Depuis quelques décennies, instruits par les découvertes scientifiques, nous savons que l’humanité, fruit de l’évolution, est une espèce animale parmi d’autres. La conscience de notre parenté avec le reste des vivants nous rend de plus en plus attentifs aux ressemblances et donc toujours plus sensibles aux souffrances des animaux. Nous allons jusqu’à leur accorder des droits et, pour les respecter, il nous arrive de renoncer à notre nature omnivore. Ce parti pris cohabite avec notre interrogation sur les pouvoirs humains/surhumains des robots et coïncide avec la mise en avant de la problématique des « genres ». Notre représentation de l’humaine condition est en pleine crise.
Cette crise de la représentation est liée au manque de confiance en soi qui affaiblit plusieurs d’entre nous. Une vision trouble sur la condition humaine ébranle notre assise intérieure, ce point d’Archimède qui permet de porter ce qui est pesant et d’entreprendre ce qui est risqué. L’explication scientifique, tant appréciée aujourd’hui, ne saurait fournir ce foyer d’équilibre et d’élan car elle déplie les choses de l’extérieur sans jamais atteindre notre noyau existentiel. Les recherches sur l’intelligence robotique, portant sur des modes opératoires étrangers au vif de notre sujet, ne sauraient nous informer sur l’essentiel de notre existence.
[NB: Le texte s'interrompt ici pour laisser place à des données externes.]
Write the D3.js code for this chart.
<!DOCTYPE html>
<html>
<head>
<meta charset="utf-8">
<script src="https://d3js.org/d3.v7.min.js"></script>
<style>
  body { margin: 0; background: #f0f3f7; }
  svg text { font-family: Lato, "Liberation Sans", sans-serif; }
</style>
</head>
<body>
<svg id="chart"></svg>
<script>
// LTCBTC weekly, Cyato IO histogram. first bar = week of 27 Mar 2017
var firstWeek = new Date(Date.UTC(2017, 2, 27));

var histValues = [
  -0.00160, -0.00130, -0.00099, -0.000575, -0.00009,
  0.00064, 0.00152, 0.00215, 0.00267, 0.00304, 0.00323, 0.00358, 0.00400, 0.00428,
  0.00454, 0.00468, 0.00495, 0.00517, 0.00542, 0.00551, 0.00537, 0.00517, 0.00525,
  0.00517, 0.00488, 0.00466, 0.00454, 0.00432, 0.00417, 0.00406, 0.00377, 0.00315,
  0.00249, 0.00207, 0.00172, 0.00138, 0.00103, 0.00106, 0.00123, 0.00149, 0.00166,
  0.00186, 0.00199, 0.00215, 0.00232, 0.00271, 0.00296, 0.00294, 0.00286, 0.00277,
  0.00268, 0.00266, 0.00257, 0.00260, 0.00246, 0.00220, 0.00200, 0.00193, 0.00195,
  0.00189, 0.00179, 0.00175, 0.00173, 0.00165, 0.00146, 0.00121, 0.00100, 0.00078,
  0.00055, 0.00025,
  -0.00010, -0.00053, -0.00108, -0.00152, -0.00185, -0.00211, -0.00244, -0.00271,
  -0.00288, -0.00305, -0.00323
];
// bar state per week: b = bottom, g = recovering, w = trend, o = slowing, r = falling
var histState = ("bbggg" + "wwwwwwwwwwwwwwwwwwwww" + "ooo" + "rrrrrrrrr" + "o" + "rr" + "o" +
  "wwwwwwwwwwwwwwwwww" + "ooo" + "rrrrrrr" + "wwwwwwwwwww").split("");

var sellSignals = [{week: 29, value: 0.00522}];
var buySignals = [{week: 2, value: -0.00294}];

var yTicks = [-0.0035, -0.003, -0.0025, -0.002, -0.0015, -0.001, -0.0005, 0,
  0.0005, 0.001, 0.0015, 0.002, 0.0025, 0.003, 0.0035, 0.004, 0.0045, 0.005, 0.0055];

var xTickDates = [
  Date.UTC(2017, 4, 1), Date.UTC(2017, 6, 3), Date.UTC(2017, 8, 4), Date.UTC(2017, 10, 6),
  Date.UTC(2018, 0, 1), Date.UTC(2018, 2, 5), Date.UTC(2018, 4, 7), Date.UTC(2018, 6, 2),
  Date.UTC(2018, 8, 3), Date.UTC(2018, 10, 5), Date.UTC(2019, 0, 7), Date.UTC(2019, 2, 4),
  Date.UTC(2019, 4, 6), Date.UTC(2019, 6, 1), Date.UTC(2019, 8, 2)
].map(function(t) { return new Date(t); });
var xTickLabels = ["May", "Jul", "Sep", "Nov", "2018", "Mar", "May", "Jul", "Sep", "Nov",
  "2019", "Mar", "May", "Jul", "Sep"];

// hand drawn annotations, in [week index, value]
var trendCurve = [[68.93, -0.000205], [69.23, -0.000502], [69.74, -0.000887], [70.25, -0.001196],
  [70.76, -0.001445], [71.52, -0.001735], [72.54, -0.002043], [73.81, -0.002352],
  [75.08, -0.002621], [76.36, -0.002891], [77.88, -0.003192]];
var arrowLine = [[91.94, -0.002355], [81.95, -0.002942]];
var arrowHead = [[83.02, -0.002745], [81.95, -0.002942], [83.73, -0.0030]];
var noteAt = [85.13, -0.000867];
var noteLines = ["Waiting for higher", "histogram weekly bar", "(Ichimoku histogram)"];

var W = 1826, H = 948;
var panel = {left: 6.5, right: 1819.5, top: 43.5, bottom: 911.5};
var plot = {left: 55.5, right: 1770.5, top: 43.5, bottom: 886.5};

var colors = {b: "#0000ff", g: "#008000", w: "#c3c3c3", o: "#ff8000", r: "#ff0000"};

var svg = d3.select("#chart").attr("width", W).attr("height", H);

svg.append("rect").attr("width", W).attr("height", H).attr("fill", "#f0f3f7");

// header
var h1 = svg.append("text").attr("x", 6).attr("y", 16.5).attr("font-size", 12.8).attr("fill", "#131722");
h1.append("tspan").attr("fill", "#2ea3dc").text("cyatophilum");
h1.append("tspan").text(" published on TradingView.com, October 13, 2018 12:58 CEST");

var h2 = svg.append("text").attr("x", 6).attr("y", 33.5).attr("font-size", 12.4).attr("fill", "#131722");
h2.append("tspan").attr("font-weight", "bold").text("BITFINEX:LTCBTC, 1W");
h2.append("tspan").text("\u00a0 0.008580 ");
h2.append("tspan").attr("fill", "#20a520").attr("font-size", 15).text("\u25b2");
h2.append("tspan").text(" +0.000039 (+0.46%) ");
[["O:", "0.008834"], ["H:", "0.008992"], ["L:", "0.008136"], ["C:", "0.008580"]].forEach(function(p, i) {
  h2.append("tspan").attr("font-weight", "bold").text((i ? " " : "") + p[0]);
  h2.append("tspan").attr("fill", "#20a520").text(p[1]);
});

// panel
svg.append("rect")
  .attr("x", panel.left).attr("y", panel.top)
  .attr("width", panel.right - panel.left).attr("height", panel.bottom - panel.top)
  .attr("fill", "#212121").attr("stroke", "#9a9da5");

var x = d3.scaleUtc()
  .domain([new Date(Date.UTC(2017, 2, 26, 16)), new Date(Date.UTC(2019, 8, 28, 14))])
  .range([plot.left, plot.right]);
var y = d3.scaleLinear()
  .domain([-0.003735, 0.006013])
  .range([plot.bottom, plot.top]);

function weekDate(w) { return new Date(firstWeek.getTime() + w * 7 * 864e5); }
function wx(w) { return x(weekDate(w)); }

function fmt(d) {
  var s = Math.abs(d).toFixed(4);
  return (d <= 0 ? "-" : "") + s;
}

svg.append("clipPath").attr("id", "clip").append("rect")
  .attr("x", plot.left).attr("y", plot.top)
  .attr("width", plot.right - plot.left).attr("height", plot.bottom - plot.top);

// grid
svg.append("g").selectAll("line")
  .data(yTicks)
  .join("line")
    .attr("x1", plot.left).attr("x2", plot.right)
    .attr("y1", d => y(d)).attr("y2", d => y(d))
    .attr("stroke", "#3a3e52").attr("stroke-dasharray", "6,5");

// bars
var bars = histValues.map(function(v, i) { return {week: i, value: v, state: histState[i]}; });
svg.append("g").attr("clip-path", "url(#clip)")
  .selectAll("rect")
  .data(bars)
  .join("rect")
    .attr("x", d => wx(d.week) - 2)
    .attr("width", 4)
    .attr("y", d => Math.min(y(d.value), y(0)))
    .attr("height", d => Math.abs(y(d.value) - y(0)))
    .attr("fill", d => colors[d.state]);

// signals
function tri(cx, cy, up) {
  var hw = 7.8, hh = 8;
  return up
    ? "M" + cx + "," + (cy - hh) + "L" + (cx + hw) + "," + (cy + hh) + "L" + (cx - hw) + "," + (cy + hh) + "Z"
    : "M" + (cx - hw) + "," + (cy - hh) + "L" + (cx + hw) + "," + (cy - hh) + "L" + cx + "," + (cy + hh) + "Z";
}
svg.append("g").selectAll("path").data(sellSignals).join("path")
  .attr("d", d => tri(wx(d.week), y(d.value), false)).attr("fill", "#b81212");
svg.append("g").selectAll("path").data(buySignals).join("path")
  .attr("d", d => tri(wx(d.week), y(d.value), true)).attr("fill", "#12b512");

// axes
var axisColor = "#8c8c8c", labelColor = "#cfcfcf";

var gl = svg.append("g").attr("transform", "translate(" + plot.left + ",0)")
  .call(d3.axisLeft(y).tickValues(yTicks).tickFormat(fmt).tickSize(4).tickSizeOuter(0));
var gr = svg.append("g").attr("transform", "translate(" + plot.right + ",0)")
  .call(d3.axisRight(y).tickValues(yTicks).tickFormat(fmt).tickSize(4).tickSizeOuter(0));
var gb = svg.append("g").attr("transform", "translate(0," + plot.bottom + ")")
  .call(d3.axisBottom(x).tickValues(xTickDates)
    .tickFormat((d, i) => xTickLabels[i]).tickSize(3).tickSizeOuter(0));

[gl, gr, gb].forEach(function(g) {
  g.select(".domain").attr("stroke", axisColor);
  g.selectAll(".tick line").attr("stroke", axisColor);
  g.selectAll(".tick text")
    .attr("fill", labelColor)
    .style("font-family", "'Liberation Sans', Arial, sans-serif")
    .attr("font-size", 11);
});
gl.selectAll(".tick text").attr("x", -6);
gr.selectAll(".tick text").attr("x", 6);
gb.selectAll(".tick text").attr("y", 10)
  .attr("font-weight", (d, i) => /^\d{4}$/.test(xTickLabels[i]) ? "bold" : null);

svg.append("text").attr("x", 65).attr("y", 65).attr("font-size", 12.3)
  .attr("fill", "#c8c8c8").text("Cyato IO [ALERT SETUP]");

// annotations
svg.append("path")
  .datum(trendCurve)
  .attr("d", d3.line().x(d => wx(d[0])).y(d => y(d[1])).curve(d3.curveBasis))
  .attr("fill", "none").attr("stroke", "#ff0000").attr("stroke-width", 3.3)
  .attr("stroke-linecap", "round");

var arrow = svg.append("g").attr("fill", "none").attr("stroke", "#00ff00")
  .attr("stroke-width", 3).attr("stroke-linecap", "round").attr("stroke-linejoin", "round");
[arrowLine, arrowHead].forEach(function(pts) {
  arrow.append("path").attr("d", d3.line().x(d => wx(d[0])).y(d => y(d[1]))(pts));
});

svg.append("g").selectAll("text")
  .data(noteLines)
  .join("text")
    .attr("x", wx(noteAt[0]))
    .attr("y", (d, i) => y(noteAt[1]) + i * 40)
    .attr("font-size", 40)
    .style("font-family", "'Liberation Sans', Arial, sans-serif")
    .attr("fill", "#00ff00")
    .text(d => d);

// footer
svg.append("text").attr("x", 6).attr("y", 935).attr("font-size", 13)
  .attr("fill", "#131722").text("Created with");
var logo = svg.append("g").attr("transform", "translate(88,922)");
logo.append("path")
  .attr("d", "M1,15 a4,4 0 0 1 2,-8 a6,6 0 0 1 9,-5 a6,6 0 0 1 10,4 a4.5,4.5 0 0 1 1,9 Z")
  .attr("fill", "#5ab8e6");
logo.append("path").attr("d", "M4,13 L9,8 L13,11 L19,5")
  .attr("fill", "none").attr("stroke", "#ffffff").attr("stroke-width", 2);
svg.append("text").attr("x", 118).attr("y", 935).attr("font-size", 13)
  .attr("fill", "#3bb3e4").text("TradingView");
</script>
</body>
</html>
Quant aux catégorisations identitaires, actuellement en vogue, elles sont indifférentes à la façon dont chacun vit son rapport à lui-même, à autrui, à l’amour et à la vie.
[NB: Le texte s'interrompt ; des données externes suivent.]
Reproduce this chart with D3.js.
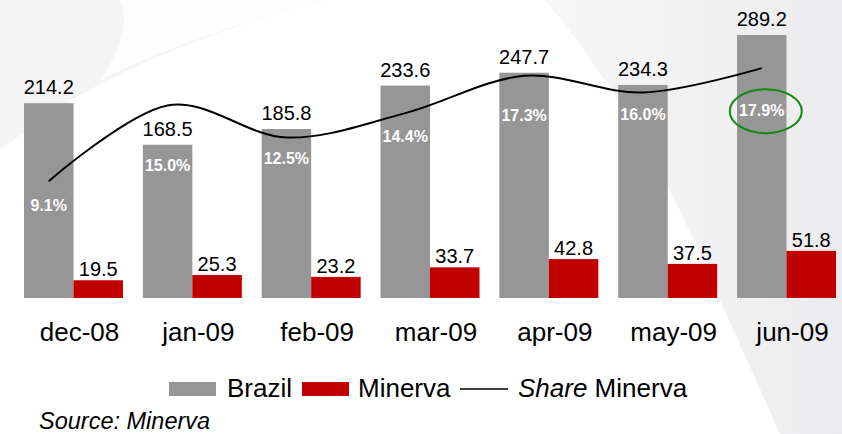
<!DOCTYPE html>
<html>
<head>
<meta charset="utf-8">
<script src="https://cdn.jsdelivr.net/npm/d3@7"></script>
<style>
  html, body { margin: 0; padding: 0; background: #ffffff; }
  svg { display: block; font-family: "Liberation Sans", Arial, sans-serif; }
</style>
</head>
<body>
<svg id="chart" width="842" height="434"></svg>
<script>
// ---- data ----
const categories = ["dec-08", "jan-09", "feb-09", "mar-09", "apr-09", "may-09", "jun-09"];
const brazil = [214.2, 168.5, 185.8, 233.6, 247.7, 234.3, 289.2];
const minerva = [19.5, 25.3, 23.2, 33.7, 42.8, 37.5, 51.8];
const shareMinerva = [9.1, 15.0, 12.5, 14.4, 17.3, 16.0, 17.9];
const seriesNames = ["Brazil", "Minerva"];

// ---- layout (not data) ----
const shareLabelDy = [30, 66, 26, 29, 45, 27, 48];
const colors = { Brazil: "#969696", Minerva: "#c00000" };

const svg = d3.select("#chart");

// background template shapes
const defs = svg.append("defs");
const grad = defs.append("linearGradient").attr("id", "rg").attr("x1", "0").attr("x2", "1").attr("y1", "0").attr("y2", "0");
grad.append("stop").attr("offset", "0").attr("stop-color", "#f7f7f8");
grad.append("stop").attr("offset", "1").attr("stop-color", "#ececee");
svg.append("path")
  .attr("d", "M545,0 C620,90 680,200 720,300 L780,434 L842,434 L842,0 Z")
  .attr("fill", "url(#rg)");
svg.append("path")
  .attr("d", "M0,0 L330,0 C250,20 160,50 80,95 C50,115 20,135 0,150 Z")
  .attr("fill", "#f5f5f6");
svg.append("path")
  .attr("d", "M120,0 L330,0 C250,20 170,45 100,80 C120,50 130,25 120,0 Z")
  .attr("fill", "#ffffff").attr("opacity", 0.8);

// ---- scales ----
const x = d3.scaleBand().domain(categories).range([24, 836]).paddingInner(0.167).paddingOuter(0);
const xs = d3.scaleBand().domain(seriesNames).range([0, x.bandwidth()]).padding(0);
const y = d3.scaleLinear().domain([0, 320]).range([298, 7]);
const yShare = d3.scaleLinear().domain([0, 20]).range([298, 41.2]);

const rows = categories.map((c, i) => ({ cat: c, Brazil: brazil[i], Minerva: minerva[i], share: shareMinerva[i], i }));

// bars
const g = svg.append("g");
const groups = g.selectAll("g.grp").data(rows).join("g")
  .attr("class", "grp")
  .attr("transform", d => `translate(${x(d.cat)},0)`);

groups.selectAll("rect").data(d => seriesNames.map(s => ({ s, v: d[s] }))).join("rect")
  .attr("x", d => xs(d.s))
  .attr("width", xs.bandwidth())
  .attr("y", d => y(d.v))
  .attr("height", d => y(0) - y(d.v))
  .attr("fill", d => colors[d.s]);

// value labels
groups.selectAll("text.val").data(d => seriesNames.map(s => ({ s, v: d[s] }))).join("text")
  .attr("class", "val")
  .attr("x", d => xs(d.s) + xs.bandwidth() / 2)
  .attr("y", d => y(d.v) - (d.s === "Brazil" ? 9 : 4))
  .attr("text-anchor", "middle")
  .attr("font-size", 20)
  .attr("fill", "#000")
  .text(d => d.v.toFixed(1));

// share line
const cx = d => x(d.cat) + xs("Brazil") + xs.bandwidth() / 2;
const line = d3.line().x(cx).y(d => yShare(d.share)).curve(d3.curveCardinal.tension(0));
svg.append("path").datum(rows)
  .attr("d", line)
  .attr("fill", "none")
  .attr("stroke", "#000")
  .attr("stroke-width", 2);

// share labels
svg.selectAll("text.share").data(rows).join("text")
  .attr("class", "share")
  .attr("x", cx)
  .attr("y", d => yShare(d.share) + shareLabelDy[d.i])
  .attr("text-anchor", "middle")
  .attr("font-size", 16)
  .attr("font-weight", "bold")
  .attr("fill", "#ffffff")
  .text(d => d.share.toFixed(1) + "%");

// highlight ellipse on last share label
const last = rows[rows.length - 1];
svg.append("ellipse")
  .attr("cx", cx(last) + 4)
  .attr("cy", yShare(last.share) + shareLabelDy[last.i] - 5)
  .attr("rx", 36)
  .attr("ry", 22)
  .attr("fill", "none")
  .attr("stroke", "#118a11")
  .attr("stroke-width", 2);

// category axis labels
const xAxis = d3.axisBottom(x).tickSize(0).tickPadding(0);
const ax = svg.append("g").attr("transform", "translate(6,320)").call(xAxis);
ax.select(".domain").remove();
ax.attr("font-family", "'Liberation Sans', Arial, sans-serif");
ax.selectAll("text").attr("font-size", 26).attr("fill", "#000").attr("dy", "0.8em");

// legend
const lg = svg.append("g");
lg.append("rect").attr("x", 169).attr("y", 382).attr("width", 47).attr("height", 14).attr("fill", colors.Brazil);
lg.append("text").attr("x", 227).attr("y", 397).attr("font-size", 26).text("Brazil");
lg.append("rect").attr("x", 302).attr("y", 382).attr("width", 47).attr("height", 14).attr("fill", colors.Minerva);
lg.append("text").attr("x", 358).attr("y", 397).attr("font-size", 26).text("Minerva");
lg.append("line").attr("x1", 460).attr("x2", 508).attr("y1", 389).attr("y2", 389).attr("stroke", "#000").attr("stroke-width", 1.5);
const lt = lg.append("text").attr("x", 518).attr("y", 397).attr("font-size", 26);
lt.append("tspan").attr("font-style", "italic").text("Share");
lt.append("tspan").text(" Minerva");

// source
svg.append("text").attr("x", 39).attr("y", 429).attr("font-size", 23.5).attr("font-style", "italic").text("Source: Minerva");
</script>
</body>
</html>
Parce qu’elle est approfondissement infatigable de la condition humaine, l’approche philosophique est éclairante. En plaçant l’humanité à la fois « dans » et « hors » l’animalité, elle nous fournit une assise à la fois sûre et souple. Vertébré supérieur, doté d’intelligence comme beaucoup d’animaux, l’homme est pourtant le seul vivant à pouvoir donner forme et couleurs à sa vie. Seul à « exister », diront certains philosophes en soulignant le « ex », l’aptitude à s’extraire des conditions physiques et biologiques, à les dépasser par la compréhension et par l’action. L’aptitude à dépasser ce qui est donné coïncide avec la ressource énigmatiquement exceptionnelle dont dispose tout être humain.
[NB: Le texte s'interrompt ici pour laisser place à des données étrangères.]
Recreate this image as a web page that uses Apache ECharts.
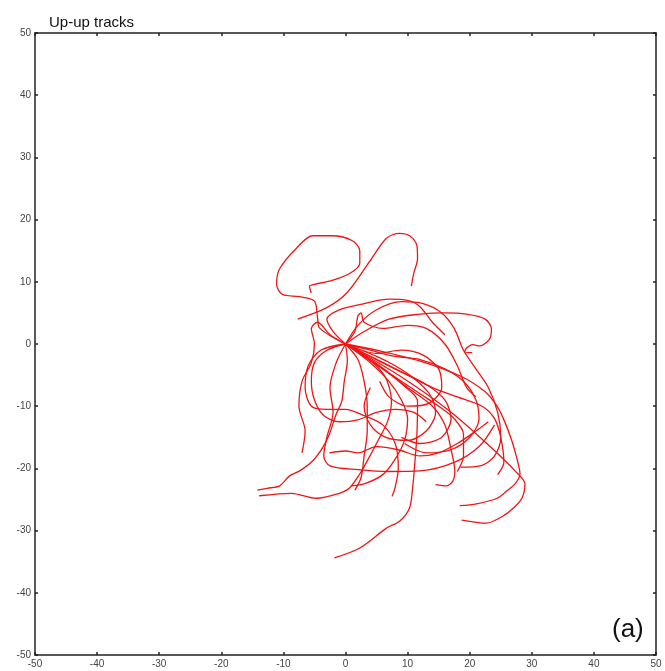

Cette ressource fait l’humanité de chaque individu – chacun porte en lui la capacité de convertir le donné en chemin personnel. Cette ressource nous rend collectivement aptes à fabriquer des artifices sophistiqués, à investiguer le fonctionnement de notre cerveau et à inventer des robots – l’apparition de notre espèce a un impact déterminant sur le cours des évolutions naturelles. Le potentiel de transformation qui définit notre humanité mérite notre confiance tout en exigeant notre attention. Donner confiance à ce « hors » c’est activer notre capacité d’inventer des issues, d’initier de nouveaux commencements, de créer l’inattendu, d’ouvrir la voie à l’inespéré.